As an atheist, as a Secular Humanist I am constantly filled with the joy of being a human being. Overwhelmed with the beauty of our dance, our music, our art. Our creative and imaginative and wonderful minds. Our love. Our desire for peace. Our goodwill. Our empathy, generosity, our passion. Our lust for life and living things.
All the good qualities of humanity are within us. Not given to us, but part of us.

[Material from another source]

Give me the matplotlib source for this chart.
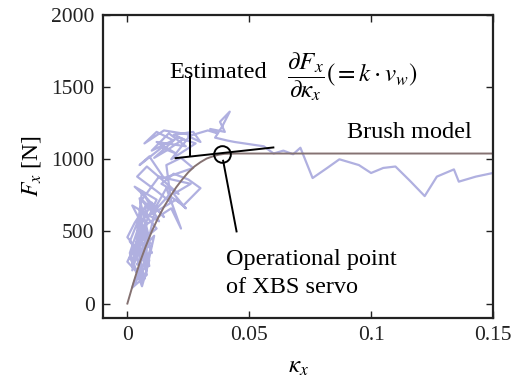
import matplotlib
matplotlib.use("Agg")
import matplotlib.pyplot as plt

plt.rcParams['font.family'] = ['Liberation Serif', 'DejaVu Serif']
plt.rcParams['mathtext.fontset'] = 'stix'

# Measured data (slip ratio, longitudinal force)
meas_kappa = [0.003, 0.006, 0.001, 0.005, 0.008, 0.002, 0.007, 0.004, 0.009, 0.003,
              0.006, 0.000, 0.005, 0.008, 0.003, 0.007, 0.010, 0.004, 0.001, 0.006,
              0.009, 0.005, 0.002, 0.008, 0.004, 0.007, 0.011, 0.003, 0.006, 0.009,
              0.001, 0.005, 0.010, 0.007, 0.002, 0.006, 0.012, 0.004, 0.008, 0.003,
              0.000, 0.007, 0.011, 0.005, 0.009, 0.002, 0.013, 0.006, 0.004, 0.010,
              0.015, 0.008, 0.003, 0.012, 0.007, 0.018, 0.022, 0.016, 0.010, 0.020,
              0.024, 0.019, 0.026, 0.013, 0.006, 0.011, 0.017, 0.023, 0.030, 0.025,
              0.019, 0.014, 0.021, 0.008, 0.004, 0.012, 0.018, 0.016, 0.022, 0.027,
              0.015, 0.009, 0.005, 0.014, 0.020, 0.012, 0.024, 0.017, 0.010, 0.021,
              0.028, 0.018, 0.026, 0.015, 0.007, 0.012, 0.019, 0.011, 0.016, 0.023,
              0.019, 0.027, 0.030, 0.025, 0.033, 0.037, 0.034, 0.040, 0.038, 0.042,
              0.039, 0.036, 0.041, 0.044, 0.048, 0.052, 0.056, 0.060, 0.064, 0.068,
              0.071, 0.076, 0.082, 0.087, 0.091, 0.095, 0.100, 0.105, 0.110, 0.116,
              0.122, 0.127, 0.134, 0.136, 0.143, 0.150, 0.160]
meas_force = [240, 150, 320, 420, 200, 110, 360, 270, 440, 380,
              180, 290, 470, 330, 140, 250, 410, 500, 350, 120,
              300, 450, 230, 560, 390, 170, 470, 320, 520, 260,
              430, 600, 350, 480, 270, 640, 520, 410, 690, 560,
              460, 310, 620, 730, 450, 680, 570, 780, 500, 700,
              600, 730, 810, 720, 540, 660, 520, 800, 620, 720,
              660, 760, 830, 880, 720, 640, 750, 680, 800, 860,
              900, 830, 760, 950, 880, 780, 700, 960, 1010, 940,
              870, 1020, 960, 1080, 1040, 1120, 1090, 1180, 1060, 1150,
              1110, 1000, 1170, 1200, 1110, 1190, 1130, 1010, 1060, 1140,
              1170, 1190, 1120, 1160, 1200, 1180, 1210, 1190, 1260, 1330,
              1230, 1150, 1130, 1120, 1110, 1100, 1090, 1040, 1060, 1035,
              1080, 870, 940, 1000, 980, 960, 905, 940, 950, 850,
              745, 880, 930, 845, 880, 905, 920]

# Brush model curve
brush_kappa = [0, 0.0025, 0.005, 0.0075, 0.010, 0.0125, 0.015, 0.0175, 0.020, 0.0225,
               0.025, 0.0275, 0.030, 0.0325, 0.035, 0.0375, 0.040, 0.045, 0.15]
brush_force = [0, 145, 280, 395, 500, 590, 670, 740, 805, 860,
               910, 950, 980, 1005, 1020, 1032, 1038, 1040, 1040]

# Operational point and tangent
op_kappa, op_force = 0.039, 1040
tangent_kappa = [0.0198, 0.0599]
tangent_force = [1008, 1082]

fig = plt.figure(figsize=(5.14, 3.91), dpi=100)
ax = fig.add_axes([0.2004, 0.1867, 0.7586, 0.7749])

ax.plot(meas_kappa, meas_force, color='#b0b0e0', lw=1.6, zorder=1)
ax.plot(brush_kappa, brush_force, color='#857272', lw=1.4, zorder=2)
ax.plot(tangent_kappa, tangent_force, color='black', lw=1.4, zorder=3)
ax.plot([op_kappa], [op_force], marker='o', ms=12, mfc='none', mec='black', mew=1.4, zorder=4)

# leader lines
ax.plot([0.0257, 0.0257], [1573, 1024], color='black', lw=1.4, zorder=3)
ax.plot([0.0393, 0.0448], [990, 500], color='black', lw=1.4, zorder=3)

ax.text(0.0173, 1605, 'Estimated', fontsize=17.5, va='center', ha='left')
ax.text(0.0655, 1570, r'$\dfrac{\partial F_x}{\partial \kappa_x}(= k\cdot v_w)$',
        fontsize=18, va='center', ha='left')
ax.text(0.0903, 1183, 'Brush model', fontsize=17.5, va='center', ha='left')
ax.text(0.0404, 304, 'Operational point', fontsize=17.5, va='center', ha='left')
ax.text(0.0404, 111, 'of XBS servo', fontsize=17.5, va='center', ha='left')

ax.set_xlim(-0.01, 0.15)
ax.set_ylim(-100, 2000)
ax.set_xticks([0, 0.05, 0.1, 0.15])
ax.set_xticklabels(['0', '0.05', '0.1', '0.15'])
ax.set_yticks([0, 500, 1000, 1500, 2000])
ax.tick_params(direction='in', top=True, right=True, length=5, width=1.0,
               labelsize=15.5, colors='#222222', pad=6)
for s in ax.spines.values():
    s.set_linewidth(1.6)
    s.set_color('#222222')

ax.set_xlabel(r'$\kappa_x$', fontsize=18, labelpad=8)
ax.set_ylabel(r'$F_x$ [N]', fontsize=17, labelpad=6)

fig.savefig('out.png', dpi=100)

We can pluck happiness, awareness of beauty, culture, liberty, harmony—I could go on and on and on about these precious gems of goodness that lie within us— that we can reach inward, bring out and polish.
We can check out the seven baddies—gluttony, greed, envy, lust, wrath, pride, sloth and sweep them out of our lives as our mother’s swept the kitchen floor. Changed diapers. Washed dirty clothes.
I know this: we are not born Muslim, Jew, Christian. Sech. Hindu. Whatever. We are created that.
But I would like to move on. I told you I paled with the Friends and they do this wonderful thing: they sit in silence for several minutes. They don’t bow their heads or fold their hands or close their eyes and I would like us to do that
I have with me my dear friend Margaret Clark, she’s my prompter in case I flounder—87 years has a habit of doing that and she has a watch. I think five minutes would be long enough.
If at the end of that time you have some words to say, some questions to ask, I’ll do my best to answer.
And then I have an idea about the books in your hand.
So. Let us go.
Margaret you’re the time.
Relax. Get comfortable. Remember don’t bow our heads. Don’t fold our hands. Don’t close your eyes.